### Short task
Within the listing below, locate all lines containing the word "this". Copy each one.

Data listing
++++++
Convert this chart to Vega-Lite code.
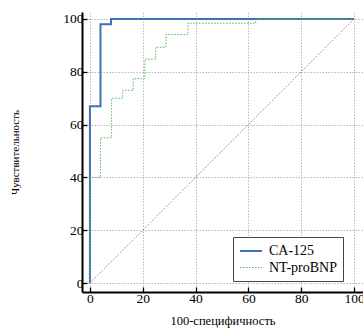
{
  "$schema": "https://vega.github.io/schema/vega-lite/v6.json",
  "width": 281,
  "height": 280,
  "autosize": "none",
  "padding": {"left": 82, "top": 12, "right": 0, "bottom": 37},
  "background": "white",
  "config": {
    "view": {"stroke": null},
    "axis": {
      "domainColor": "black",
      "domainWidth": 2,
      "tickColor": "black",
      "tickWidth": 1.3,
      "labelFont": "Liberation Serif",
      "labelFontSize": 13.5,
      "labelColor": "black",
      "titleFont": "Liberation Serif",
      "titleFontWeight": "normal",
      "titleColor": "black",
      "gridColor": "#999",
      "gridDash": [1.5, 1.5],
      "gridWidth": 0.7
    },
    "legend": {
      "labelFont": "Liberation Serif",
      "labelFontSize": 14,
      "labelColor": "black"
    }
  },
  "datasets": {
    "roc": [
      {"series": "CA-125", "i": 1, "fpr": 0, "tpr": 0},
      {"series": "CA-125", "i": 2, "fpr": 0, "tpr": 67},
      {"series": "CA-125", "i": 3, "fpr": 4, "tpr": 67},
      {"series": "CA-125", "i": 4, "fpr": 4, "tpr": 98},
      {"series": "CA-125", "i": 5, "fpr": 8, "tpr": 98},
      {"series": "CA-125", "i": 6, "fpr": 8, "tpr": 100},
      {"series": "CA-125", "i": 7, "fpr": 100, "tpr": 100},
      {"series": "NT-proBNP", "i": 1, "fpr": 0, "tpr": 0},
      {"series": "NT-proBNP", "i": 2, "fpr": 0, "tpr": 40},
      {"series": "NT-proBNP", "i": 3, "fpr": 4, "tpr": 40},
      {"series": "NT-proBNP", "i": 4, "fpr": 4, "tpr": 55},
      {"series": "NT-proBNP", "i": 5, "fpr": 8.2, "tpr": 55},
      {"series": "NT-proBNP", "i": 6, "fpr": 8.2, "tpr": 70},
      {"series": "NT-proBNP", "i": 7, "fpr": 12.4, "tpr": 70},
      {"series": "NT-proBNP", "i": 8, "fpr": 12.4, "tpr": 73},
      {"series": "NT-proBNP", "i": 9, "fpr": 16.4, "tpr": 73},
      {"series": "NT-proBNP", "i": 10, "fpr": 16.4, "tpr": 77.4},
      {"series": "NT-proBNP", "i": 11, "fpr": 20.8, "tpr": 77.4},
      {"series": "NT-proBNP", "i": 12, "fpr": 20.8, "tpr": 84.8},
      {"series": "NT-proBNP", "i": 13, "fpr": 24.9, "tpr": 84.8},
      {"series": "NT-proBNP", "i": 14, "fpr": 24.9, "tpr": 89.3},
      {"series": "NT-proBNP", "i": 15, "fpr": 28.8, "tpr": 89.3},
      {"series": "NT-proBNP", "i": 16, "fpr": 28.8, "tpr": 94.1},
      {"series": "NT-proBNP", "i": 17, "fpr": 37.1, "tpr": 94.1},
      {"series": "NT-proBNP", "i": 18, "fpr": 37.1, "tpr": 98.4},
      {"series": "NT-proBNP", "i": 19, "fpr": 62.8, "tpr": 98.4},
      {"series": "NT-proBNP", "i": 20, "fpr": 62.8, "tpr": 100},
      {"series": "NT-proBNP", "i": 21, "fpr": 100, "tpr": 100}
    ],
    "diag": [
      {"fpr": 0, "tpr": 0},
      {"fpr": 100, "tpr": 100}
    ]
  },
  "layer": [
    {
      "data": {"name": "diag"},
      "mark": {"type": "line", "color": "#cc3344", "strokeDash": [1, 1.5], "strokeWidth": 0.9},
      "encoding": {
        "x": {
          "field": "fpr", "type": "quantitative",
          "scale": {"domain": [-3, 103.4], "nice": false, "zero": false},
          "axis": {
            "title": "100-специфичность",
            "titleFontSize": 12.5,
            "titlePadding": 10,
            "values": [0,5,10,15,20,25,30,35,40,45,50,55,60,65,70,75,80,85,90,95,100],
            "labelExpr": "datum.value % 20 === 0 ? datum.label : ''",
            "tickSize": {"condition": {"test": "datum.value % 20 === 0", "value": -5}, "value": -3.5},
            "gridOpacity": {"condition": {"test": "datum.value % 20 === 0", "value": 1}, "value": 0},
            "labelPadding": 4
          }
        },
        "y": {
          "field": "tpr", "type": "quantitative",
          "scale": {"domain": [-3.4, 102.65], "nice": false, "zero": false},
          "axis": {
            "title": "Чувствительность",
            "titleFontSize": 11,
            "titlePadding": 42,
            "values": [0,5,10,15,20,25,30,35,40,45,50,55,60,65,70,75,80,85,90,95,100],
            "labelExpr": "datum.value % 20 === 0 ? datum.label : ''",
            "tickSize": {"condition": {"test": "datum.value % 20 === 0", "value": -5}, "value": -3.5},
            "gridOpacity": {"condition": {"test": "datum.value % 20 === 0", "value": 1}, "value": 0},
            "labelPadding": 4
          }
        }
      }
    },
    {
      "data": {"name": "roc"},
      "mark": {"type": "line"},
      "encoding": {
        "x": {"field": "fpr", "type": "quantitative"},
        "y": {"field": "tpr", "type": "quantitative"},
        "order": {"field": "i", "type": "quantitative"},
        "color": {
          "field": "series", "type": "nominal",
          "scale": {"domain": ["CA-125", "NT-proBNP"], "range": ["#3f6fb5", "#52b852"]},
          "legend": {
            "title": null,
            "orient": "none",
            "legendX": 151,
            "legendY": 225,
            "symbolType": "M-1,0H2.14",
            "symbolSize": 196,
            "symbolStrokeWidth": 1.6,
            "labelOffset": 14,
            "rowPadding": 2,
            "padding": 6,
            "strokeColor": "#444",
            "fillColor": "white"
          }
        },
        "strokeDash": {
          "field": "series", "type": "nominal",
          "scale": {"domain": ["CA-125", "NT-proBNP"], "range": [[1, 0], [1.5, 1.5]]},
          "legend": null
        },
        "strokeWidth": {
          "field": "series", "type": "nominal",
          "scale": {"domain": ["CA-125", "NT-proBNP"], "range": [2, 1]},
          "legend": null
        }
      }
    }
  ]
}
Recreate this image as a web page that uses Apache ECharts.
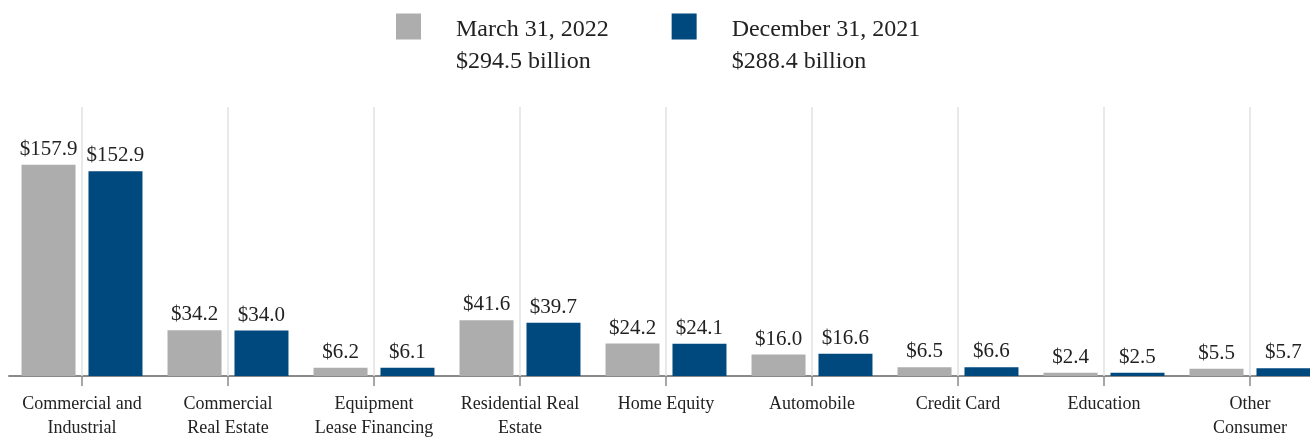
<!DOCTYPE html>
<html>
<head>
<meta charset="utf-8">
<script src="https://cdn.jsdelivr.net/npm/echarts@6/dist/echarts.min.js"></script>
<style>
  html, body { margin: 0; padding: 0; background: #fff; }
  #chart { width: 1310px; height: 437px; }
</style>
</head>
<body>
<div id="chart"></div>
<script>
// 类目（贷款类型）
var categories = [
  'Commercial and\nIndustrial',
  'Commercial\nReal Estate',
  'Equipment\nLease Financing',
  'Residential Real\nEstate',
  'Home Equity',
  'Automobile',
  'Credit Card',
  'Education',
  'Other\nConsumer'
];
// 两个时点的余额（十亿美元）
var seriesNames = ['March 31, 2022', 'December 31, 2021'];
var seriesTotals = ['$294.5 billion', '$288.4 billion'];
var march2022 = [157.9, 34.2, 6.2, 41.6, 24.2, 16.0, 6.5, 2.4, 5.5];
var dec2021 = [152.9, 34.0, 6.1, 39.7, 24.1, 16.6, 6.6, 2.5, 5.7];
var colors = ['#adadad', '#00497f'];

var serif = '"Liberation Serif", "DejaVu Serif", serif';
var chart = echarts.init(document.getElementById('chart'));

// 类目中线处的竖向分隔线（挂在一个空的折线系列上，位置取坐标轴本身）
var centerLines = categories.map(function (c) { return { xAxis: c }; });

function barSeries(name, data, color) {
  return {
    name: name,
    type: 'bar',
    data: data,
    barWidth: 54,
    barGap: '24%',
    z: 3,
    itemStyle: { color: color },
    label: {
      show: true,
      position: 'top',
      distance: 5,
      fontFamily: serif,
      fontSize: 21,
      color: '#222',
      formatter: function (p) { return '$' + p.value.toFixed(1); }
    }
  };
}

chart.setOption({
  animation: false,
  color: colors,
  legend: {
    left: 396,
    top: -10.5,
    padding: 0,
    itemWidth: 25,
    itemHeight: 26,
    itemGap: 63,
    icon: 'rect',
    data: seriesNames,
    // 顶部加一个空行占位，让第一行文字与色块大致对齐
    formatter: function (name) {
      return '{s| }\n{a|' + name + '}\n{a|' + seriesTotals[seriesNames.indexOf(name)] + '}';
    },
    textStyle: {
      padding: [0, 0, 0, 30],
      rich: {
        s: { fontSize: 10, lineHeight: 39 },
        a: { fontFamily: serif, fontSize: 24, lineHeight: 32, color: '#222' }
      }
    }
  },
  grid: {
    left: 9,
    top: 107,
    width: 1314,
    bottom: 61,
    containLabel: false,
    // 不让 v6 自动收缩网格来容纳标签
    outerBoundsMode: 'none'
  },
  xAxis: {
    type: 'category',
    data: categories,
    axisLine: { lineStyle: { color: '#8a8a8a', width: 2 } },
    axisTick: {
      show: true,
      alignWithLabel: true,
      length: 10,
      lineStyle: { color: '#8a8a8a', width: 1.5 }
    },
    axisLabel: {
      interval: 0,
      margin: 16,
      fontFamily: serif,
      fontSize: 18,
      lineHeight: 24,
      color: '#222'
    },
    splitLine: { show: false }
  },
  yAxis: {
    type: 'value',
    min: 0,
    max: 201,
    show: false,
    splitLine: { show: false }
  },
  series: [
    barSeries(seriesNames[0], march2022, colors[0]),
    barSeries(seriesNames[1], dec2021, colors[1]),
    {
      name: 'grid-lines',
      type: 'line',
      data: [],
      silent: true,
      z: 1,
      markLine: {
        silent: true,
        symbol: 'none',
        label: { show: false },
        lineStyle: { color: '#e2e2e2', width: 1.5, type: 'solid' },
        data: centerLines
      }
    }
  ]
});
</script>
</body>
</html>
++++++
### Final result
Convert this chart to Vega-Lite code.
Recreate this image as a web page that uses Apache ECharts.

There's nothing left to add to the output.